EL HOMBRE QUE NO PERDIÓ DISCUSIÓN ALGUNA


Salvador García Llanos

Las primeras reacciones eran de no dar crédito a aquel hecho consumado: a Pedro Esteban Rodríguez Perdomo (Puerto de la Cruz, 1945-La Victoria, 2020) se le paró el corazón, que no admitió discusión. Igual, si hubiera transigido o asumido algunos matices, hubiera dejado pasar la ocasión. Porque Perdomo no perdía las discusiones, ni una sola de las que promovía, entablaba o era invitado. Él fue el discutidor que podía presumir de no haberse inclinado jamás: siempre encontraba alguna razón o algún argumento para salir airoso. Y cuando desconocía la materia, prefería callar o no intervenir. Todo lo más: “De eso no hablo porque no entiendo”.

Se nos fue en una tarde de sábado, mientras cumplía con uno de sus rituales amistosos: degustar un buen pescado, echarse un vasito de vino, calcular la aportación para abonar la cuenta y rematar con un pastel... a esperar al próximo sábado. Bueno, no: al domingo para seguir otra ruta, con los mismos o con otros amigos. La noticia circuló hasta la conmoción, hasta la incredulidad y el lamento generalizado.

Porque era un personaje popular, un contable profesional de la hostelería, un futbolero entendido, un madridista de pro, un crítico permanente, un portuense estoico, un puntal de sus convicciones ideológicas progresistas y religiosas católicas.

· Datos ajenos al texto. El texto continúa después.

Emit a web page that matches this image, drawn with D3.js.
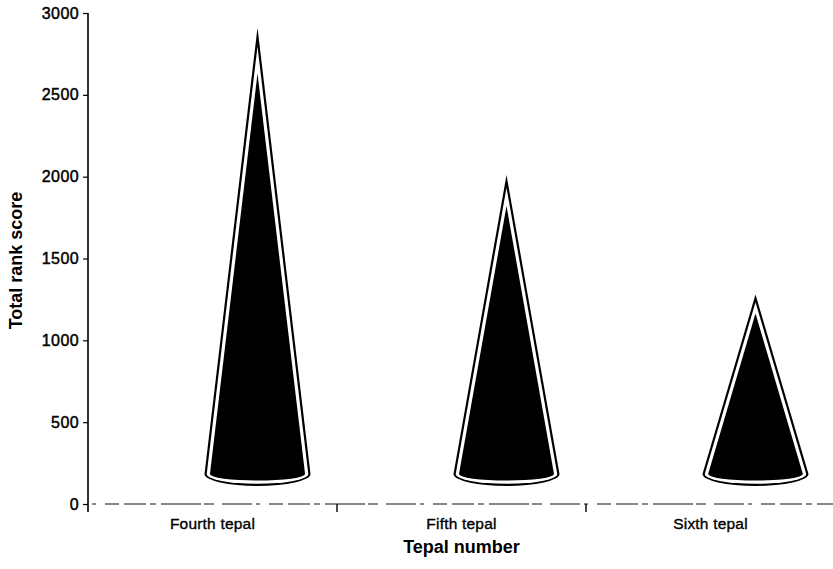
<!DOCTYPE html>
<html>
<head>
<meta charset="utf-8">
<script src="https://cdn.jsdelivr.net/npm/d3@7"></script>
<style>
  html, body { margin: 0; padding: 0; background: #fff; }
  svg { display: block; }
  text { font-family: "Liberation Sans", Arial, sans-serif; fill: #000; }
</style>
</head>
<body>
<svg id="chart" width="833" height="569"></svg>
<script>
// Total rank score for each tepal position
const categories = ["Fourth tepal", "Fifth tepal", "Sixth tepal"];
const totalRankScore = [2910, 2010, 1280];
const yTickValues = [0, 500, 1000, 1500, 2000, 2500, 3000];
const xTitle = "Tepal number";
const yTitle = "Total rank score";

const svg = d3.select("#chart");
const plot = { left: 88, right: 835, top: 13, bottom: 504 };

const x = d3.scaleBand().domain(categories).range([plot.left, plot.right]).padding(0);
const y = d3.scaleLinear().domain([0, 3000]).range([plot.bottom, plot.top]);

// 3D depth shift of the cone floor (up and to the right)
const depthDx = 45, depthDy = -30;
const baseRx = 53, baseRy = 12;

// Y axis
const yAxis = d3.axisLeft(y).tickValues(yTickValues).tickFormat(d3.format("d"))
  .tickSize(5).tickPadding(4).tickSizeOuter(0);
const gy = svg.append("g").attr("transform", `translate(${plot.left},0)`).call(yAxis);
gy.select(".domain").remove();
gy.selectAll("line").attr("stroke", "#000").attr("stroke-width", 1.2);
gy.selectAll("text")
  .attr("font-size", 16).attr("letter-spacing", "0.4px")
  .attr("stroke", "#000").attr("stroke-width", 0.45);
svg.append("line")
  .attr("x1", plot.left).attr("x2", plot.left)
  .attr("y1", plot.top).attr("y2", plot.bottom + 8)
  .attr("stroke", "#000").attr("stroke-width", 1.6);

// X axis (baseline plus category boundary ticks)
svg.append("line")
  .attr("x1", plot.left + 4).attr("x2", plot.right)
  .attr("y1", plot.bottom).attr("y2", plot.bottom)
  .attr("stroke", "#111").attr("stroke-width", 1.1)
  .attr("stroke-dasharray", "4,9,14,5,22,4,6,5,40,3,10,8,30,4");
const boundaries = categories.slice(1).map(c => x(c));
svg.selectAll(".xb").data(boundaries).enter().append("line")
  .attr("x1", d => d).attr("x2", d => d)
  .attr("y1", plot.bottom).attr("y2", plot.bottom + 8)
  .attr("stroke", "#000").attr("stroke-width", 1.4);

svg.selectAll(".xl").data(categories).enter().append("text")
  .attr("x", d => x(d) + x.bandwidth() / 2)
  .attr("y", plot.bottom + 25)
  .attr("text-anchor", "middle")
  .attr("font-size", 15.5)
  .attr("letter-spacing", "0.2px")
  .attr("stroke", "#000").attr("stroke-width", 0.35)
  .text(d => d);

// Axis titles
svg.append("text")
  .attr("x", (plot.left + plot.right) / 2)
  .attr("y", plot.bottom + 49)
  .attr("text-anchor", "middle")
  .attr("font-size", 18).attr("font-weight", "bold")
  .text(xTitle);
svg.append("text")
  .attr("transform", `translate(22,${(plot.top + plot.bottom) / 2 + 2}) rotate(-90)`)
  .attr("text-anchor", "middle")
  .attr("font-size", 18).attr("font-weight", "bold")
  .text(yTitle);

// Cones: outer black outline, white rim, black body, each inset by a
// constant perpendicular distance from the outer silhouette.
function coneLayer(cx, cy, tipY, inset) {
  const h = cy - tipY;
  const alpha = Math.atan(baseRx / h);
  const rx = baseRx - inset / Math.cos(alpha);
  const ry = baseRy - inset;
  const t = tipY + inset / Math.sin(alpha);
  return `M${cx - rx},${cy} L${cx},${t} L${cx + rx},${cy} ` +
         `A${rx},${ry} 0 0 1 ${cx - rx},${cy} Z`;
}
const layers = [
  { inset: 0, fill: "#000" },
  { inset: 2.2, fill: "#fff" },
  { inset: 5.4, fill: "#000" }
];
const cones = svg.append("g");
categories.forEach((c, i) => {
  const cx = x(c) + x.bandwidth() / 2 + depthDx;
  const cy = y(0) + depthDy;
  const tipY = y(totalRankScore[i]);
  layers.forEach(L => {
    cones.append("path")
      .attr("d", coneLayer(cx, cy, tipY, L.inset))
      .attr("fill", L.fill);
  });
});
</script>
</body>
</html>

Fue de los últimos soldados del cuartel de San Agustín, en La Orotava, desde pasó al departamento de Administración y Contabilidad del hotel 'Las Vegas', en el que se mantuvo durante décadas. Luego incursionó con su amigo Francisco Reina en la iniciativa privada. Le gustaba cumplir con los compromisos que asumía y cuando accedió a la coordinación general de servicios de la empresa pública 'Pamarsa' no quebró ese principio. Hasta su jubilación.


Enamorado del fútbol de cantera, dedicó notables empeños en el infantil Puerto Cruz, en el juvenil Taoro y en el juvenil San Felipe, equipos con los que se identificó abiertamente. Colaboró también con Alberto Hernández Illada cuando éste presidió el C.D. Puerto Cruz, en su última etapa de esplendor. Era de los que ponía su coche a disposición del club para trasladar a jugadores y, más de una vez, a los directivos y aficionados.

Fue un superviviente de aquel infausto accidente automovilístico en la madrugada de un Viernes Santo, cuando el furgón que conducía José Antonio Peláez se dirigía, con otros jóvenes ocupantes, a la célebre procesión del Encuentro en La Orotava.

Trabó amistad con Gregorio Ávalos, aquel acuarelista precursor de The Beatles, que se afincó en el Puerto de la Cruz y vivió de cerca algunos partidos decisivos del primer representativo balompédico portuense y el célebre episodio del bicho en el barranco Godínez de Los Realejos.

-Jesús, señor Perdomo, ¡qué coche más estirón!-, le dijo Ávalos cuando se dirigían a Las Cañadas.Y cuando ambos invitaron a unas extranjeras a champán en el viejo “Dinámico”:

-Oiga, señor Perdomo, no quisiera encontrarme con bragas de hojalata.

La plaza del Charco fue su habitat natural.Enemigo de las concentraciones, se retiraba discretamente o se ponía en un rincón inaccesible cuando se producía alguna de ellas, programada o espontánea. Esa plaza, médula espinal de lo portuense, fue el escenario de muchas de las discusiones que entabló y de los miles de chistes que memorizaba. Perdomo fue otro de aquellos habituales de las largas, larguísimas tertulias nocturnas que otro paisano singular, Gilberto Hernández Linares, tuteló, bajo los laureles y las palmeras, durante años y años.

Religioso -iba a misa todos los días-, cinéfilo -hasta bien entrados los ochenta-, estricto y pertinaz, Rodríguez Perdomo, con algunos achaques que, en todo caso, no hacían temer tan fatídica suerte, saboreó sus últimas exquisiteces, pero no quiso entrar en discusión.

Esta vez, su corazón había ganado la posición.